一方で、医療過誤は前述の事案とは異なり、原則どおり、訴えを起こす患者側が医療機関側の「過失」を特定しなければなりません。前述したように患者側と医療機関側の知識差を考慮すれば、他の法令のように患者側に下駄を履かせることにも一定の理由はあるようにも思えます。しかしながら、医療過誤事案において病院側に無過失責任が課されてしまうと、医療の萎縮が起こることは想像に難くありません。そうなると本来であれば理想的となれる医療行為であっても、極力リスクが伴わない安全な治療を選択するようになり、質の低下や治療機会の喪失、ひいては医療技術の発展を妨げてしまう危険があります。

 

医療過誤事案に関する弊社の方針

以上のような事情から、医療過誤に関するご相談については、非常にシビアに捉えなければならないと考えています。ご相談の中には患者側の言い分はもっともだけれども、これが過失と認定されると医療側としては相当な負担になるだろうな・・・、と感じる事案も少なくありません。このような事案の多くは、協力して頂ける医師が見つかりません。

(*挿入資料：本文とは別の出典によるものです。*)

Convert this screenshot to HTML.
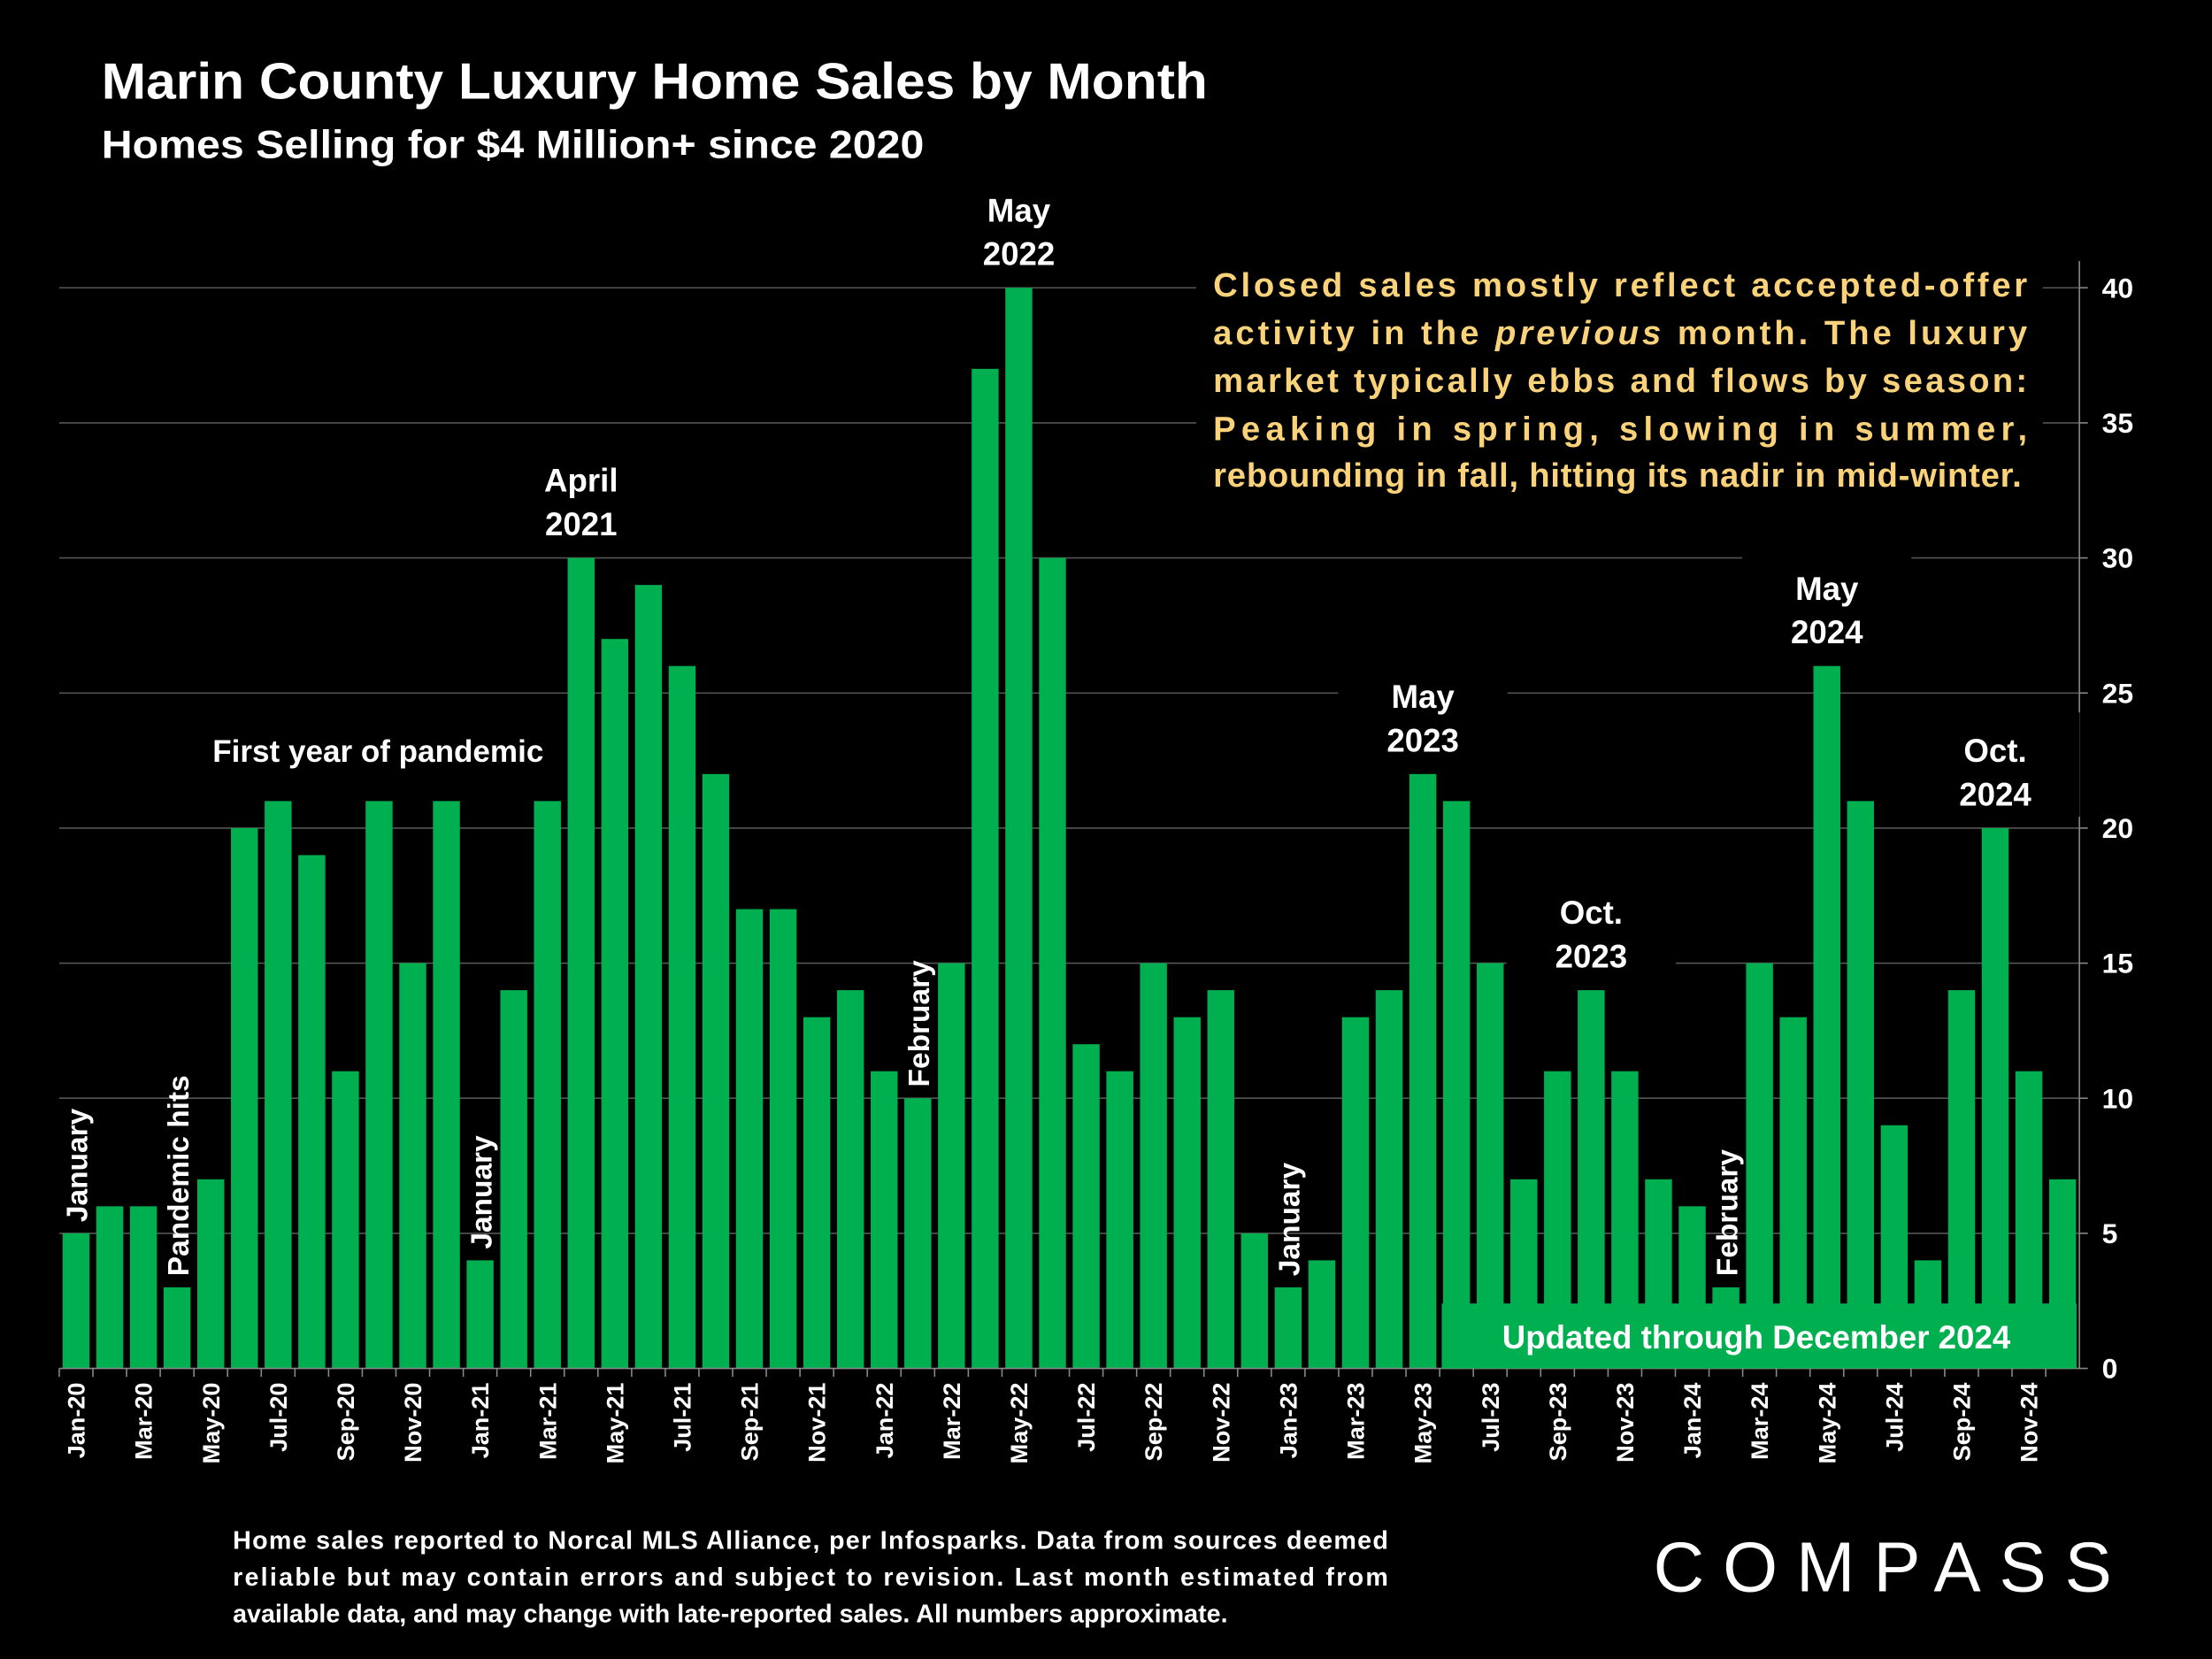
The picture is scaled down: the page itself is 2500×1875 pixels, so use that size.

もともと過誤事案に協力をいただける医師の絶対数が少ないという個別的事情はございますが、医療行為に対する結果が重篤であったとしても、医療機関側の過失の特定が困難な事案については、担当頂ける医師をご案内することが出来ない場合がございますので予めご了承頂けましたら幸いです。

なお、医学意見書の作成可否にあたってはまずは一次調査(38,000円〜)にてお受けさせて頂くことになります。

 

なお、医療過誤に関するご相談に関わらず、弊社業務につきましては弁護士専用のサービスとなりますので、一般の方からのご依頼は直接お受けすることはできませんので、予めご了承ください。